There have been several reports of killings and torture chambers inside the military camps and SL prisons after the end of war in 2009.

The fate of thousands former LTTE members handed over to the SL military by their families after the end of war in May 2009, is not known.

In the meantime, more than 200 Tamil prisoners of war and political prisoners languishing in the prisons of genocidal Sri Lanka have been struggling for their release.

Maithiripala Sirisena, the president of genocidal Sri Lanka and Ranil Wickramasinghe, the SL prime minister, have both declined to recognise the Tamil POWs as political prisoners, a recognition which was given to Sinhala JVP combatants in the past.

The Tamil prisoners of war, who have been struggling for their release from the jails in Anuradhapura and Colombo after several years of detention, were forced to abandon their hunger strikes after a controversial statement from the UN High Commissioner Zeid Ra’ad Zeid Al-Hussein.

On 10 March, the UN Human Rights Chief went on record describing the Tamil political prisoners in the jails of genocidal Sri Lanka as ‘security detainees’. The remark has evoked severe criticism.

Professor Francis Boyle, an expert in international law and a critic of US-engineered affairs of the island, turned his ire on the United Nations and its Human Rights Chief, Zeid bin Ra’ad, for their failure to recognize the international crimes of the Sri Lankan state and the on-going systemic genocide.

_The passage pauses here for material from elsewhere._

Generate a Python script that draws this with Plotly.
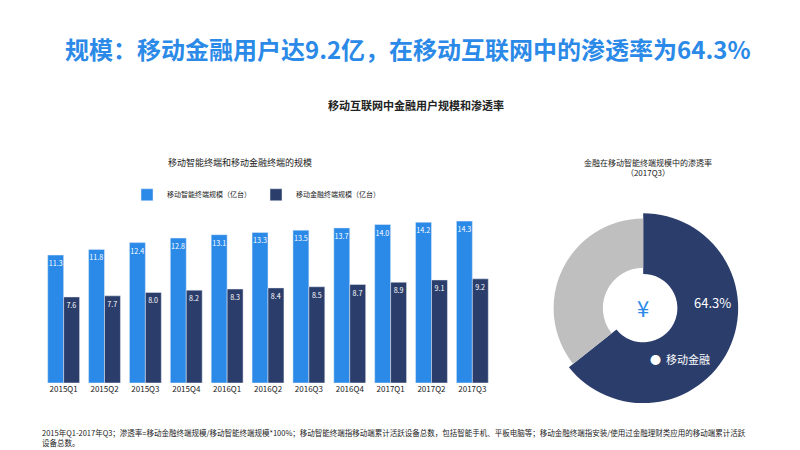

"It should now be crystal clear to everyone involved in the situation that Zeid and his United Nations Human Rights Office are nothing more than the proverbial dog-and-pony show specifically designed to distract international attention and world public opinion from the GOSL's ongoing genocide against the Eelam Tamils,” he said in a comment to TamilNet on 02 April, 2016.